Yes — AI can design short, achievable exercises specifically calibrated for early momentum. The key is asking it to prioritise completion and confidence over complexity.
Why the First Win Matters So Much
Students decide whether a course is worth their time in the first few days. If the first exercise feels too hard, too vague, or disconnected from their actual situation, they disengage — and re-engaging them later is significantly harder than keeping them in the first place. A quick win early in the course does the opposite: it builds a small proof of progress that makes students more likely to show up for everything that follows.
Think of it like the first day at a gym with a new trainer. A smart trainer doesn’t test your max on day one. They give you a workout that’s challenging enough to feel real but achievable enough to finish — and you leave feeling capable. That feeling is what brings you back. Your first course exercise needs to do the same thing.

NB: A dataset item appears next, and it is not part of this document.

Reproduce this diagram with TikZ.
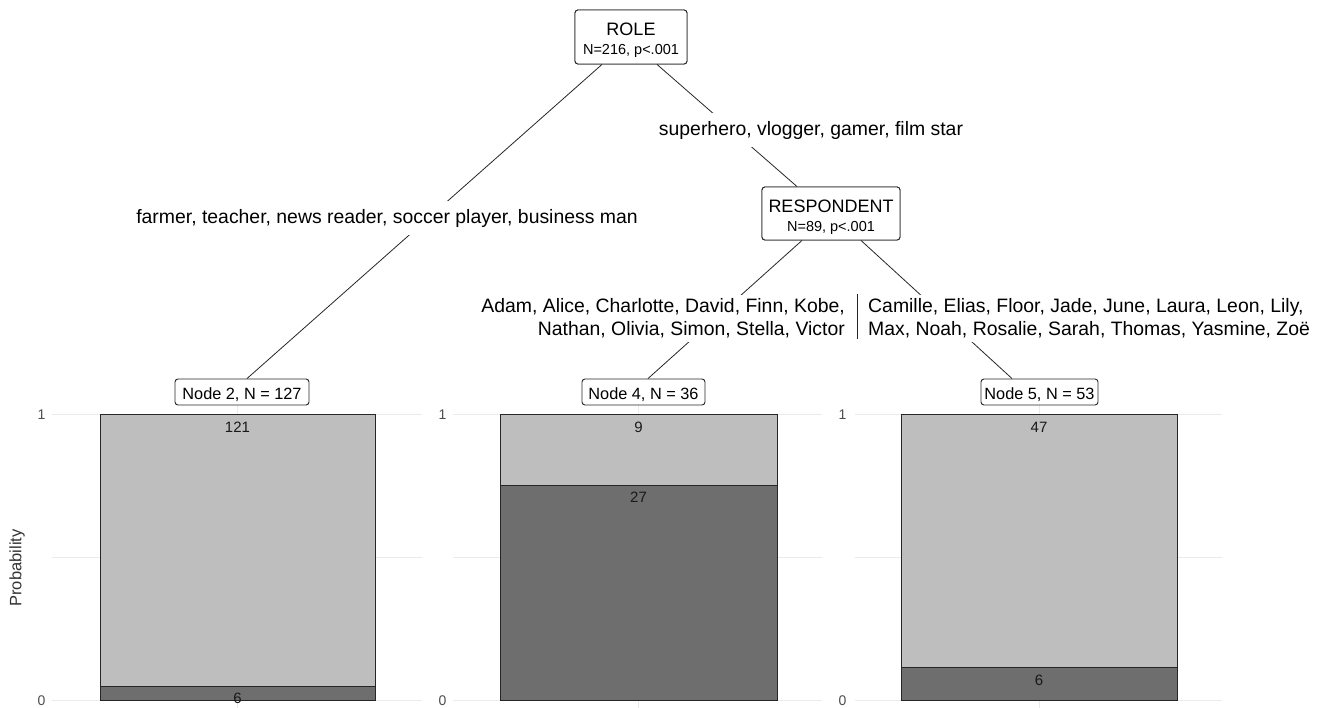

How to Ask AI for a Quick-Win Exercise
Be explicit about the goal when you prompt AI. Try: “Write one exercise for the first lesson of my course on using AI in online teaching. This exercise should take no more than ten minutes, be something any educator can complete regardless of their tech skills, and produce one concrete output they can look at and feel good about.” That constraint — ten minutes, any skill level, one concrete output — is what shapes the exercise toward a win rather than a challenge.

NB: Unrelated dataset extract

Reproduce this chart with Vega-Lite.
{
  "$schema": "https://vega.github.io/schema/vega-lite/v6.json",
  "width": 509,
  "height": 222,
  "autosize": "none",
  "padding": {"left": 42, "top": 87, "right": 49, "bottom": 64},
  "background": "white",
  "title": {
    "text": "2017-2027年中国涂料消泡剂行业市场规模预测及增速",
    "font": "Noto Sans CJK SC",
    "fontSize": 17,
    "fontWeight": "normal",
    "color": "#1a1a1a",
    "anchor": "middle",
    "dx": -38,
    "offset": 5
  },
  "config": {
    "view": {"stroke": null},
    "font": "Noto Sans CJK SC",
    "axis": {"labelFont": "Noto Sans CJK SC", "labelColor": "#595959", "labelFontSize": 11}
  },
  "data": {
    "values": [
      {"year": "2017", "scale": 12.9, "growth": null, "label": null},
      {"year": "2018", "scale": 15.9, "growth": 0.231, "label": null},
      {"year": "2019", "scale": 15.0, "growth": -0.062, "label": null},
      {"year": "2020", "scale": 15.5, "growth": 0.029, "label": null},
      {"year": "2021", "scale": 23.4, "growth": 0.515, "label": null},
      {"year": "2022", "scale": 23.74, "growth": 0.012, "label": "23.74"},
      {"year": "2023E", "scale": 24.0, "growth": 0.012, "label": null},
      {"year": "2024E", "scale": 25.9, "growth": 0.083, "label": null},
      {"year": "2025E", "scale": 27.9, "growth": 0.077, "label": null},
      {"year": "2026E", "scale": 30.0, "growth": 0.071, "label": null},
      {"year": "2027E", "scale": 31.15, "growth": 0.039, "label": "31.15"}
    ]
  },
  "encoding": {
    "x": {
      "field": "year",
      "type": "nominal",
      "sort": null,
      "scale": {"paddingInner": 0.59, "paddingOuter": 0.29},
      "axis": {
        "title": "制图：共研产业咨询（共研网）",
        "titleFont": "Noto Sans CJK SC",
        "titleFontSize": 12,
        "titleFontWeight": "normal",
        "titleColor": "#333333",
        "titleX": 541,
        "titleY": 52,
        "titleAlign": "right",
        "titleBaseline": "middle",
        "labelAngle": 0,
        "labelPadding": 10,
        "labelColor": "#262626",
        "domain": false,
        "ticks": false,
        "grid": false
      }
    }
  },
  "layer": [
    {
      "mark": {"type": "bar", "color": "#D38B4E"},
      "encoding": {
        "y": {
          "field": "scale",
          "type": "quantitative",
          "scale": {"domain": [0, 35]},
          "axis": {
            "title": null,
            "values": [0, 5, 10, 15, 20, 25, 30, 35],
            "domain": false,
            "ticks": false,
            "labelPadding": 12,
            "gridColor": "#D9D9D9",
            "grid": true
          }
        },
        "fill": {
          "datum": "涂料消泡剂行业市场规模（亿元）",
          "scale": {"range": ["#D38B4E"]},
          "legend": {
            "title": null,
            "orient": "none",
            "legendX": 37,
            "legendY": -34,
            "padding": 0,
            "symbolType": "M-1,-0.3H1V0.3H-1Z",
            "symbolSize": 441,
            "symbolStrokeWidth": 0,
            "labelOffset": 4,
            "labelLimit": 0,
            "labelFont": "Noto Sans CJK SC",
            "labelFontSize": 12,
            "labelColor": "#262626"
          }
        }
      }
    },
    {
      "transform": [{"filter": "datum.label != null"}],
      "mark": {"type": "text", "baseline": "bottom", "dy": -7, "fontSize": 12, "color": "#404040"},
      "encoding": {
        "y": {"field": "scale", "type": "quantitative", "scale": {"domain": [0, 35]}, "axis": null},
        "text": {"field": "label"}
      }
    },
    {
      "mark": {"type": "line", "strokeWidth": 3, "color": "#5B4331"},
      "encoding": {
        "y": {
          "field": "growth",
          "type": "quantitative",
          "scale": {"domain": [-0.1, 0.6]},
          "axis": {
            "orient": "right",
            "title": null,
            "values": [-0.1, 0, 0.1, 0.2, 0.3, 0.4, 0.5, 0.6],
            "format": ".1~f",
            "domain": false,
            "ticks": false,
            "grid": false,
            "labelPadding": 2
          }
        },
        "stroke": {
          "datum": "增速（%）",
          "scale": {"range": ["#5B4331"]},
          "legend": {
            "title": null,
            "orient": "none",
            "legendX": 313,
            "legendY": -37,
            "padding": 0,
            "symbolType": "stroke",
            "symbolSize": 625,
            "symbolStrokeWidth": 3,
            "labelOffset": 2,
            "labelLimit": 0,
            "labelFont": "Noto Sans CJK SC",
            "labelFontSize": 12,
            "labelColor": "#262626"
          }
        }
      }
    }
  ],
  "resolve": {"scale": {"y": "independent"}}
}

Claude is good at this kind of constrained design. If the first draft feels too involved, ask: “Make this simpler. A 55-year-old educator who has never used AI before should be able to complete it in their first session.” That additional framing usually tightens the output considerably. ChatGPT handles similar constraints well too.
What This Means for Educators
Early completions are a leading indicator of course completion. Students who finish the first exercise are significantly more likely to finish the course. Designing for that first win is not lowering the bar — it’s building the ramp that gets students over the bar. As a trainer, when you invest ten minutes using AI to design a quick-win exercise for lesson one, you’re investing in every completion rate and testimonial that follows.
You can also design the exercise so the output becomes useful content for later — for example, asking students to write a short paragraph about their teaching style in lesson one, then referencing it as a prompt ingredient in lesson three. That continuity makes the early win feel even more purposeful.
The Bottom Line
Ask AI to design an exercise that takes under ten minutes, requires no prior knowledge, and produces something the student can see and feel proud of. That is a quick win. Do this for lesson one and you’ll notice the difference in how students show up for lesson two.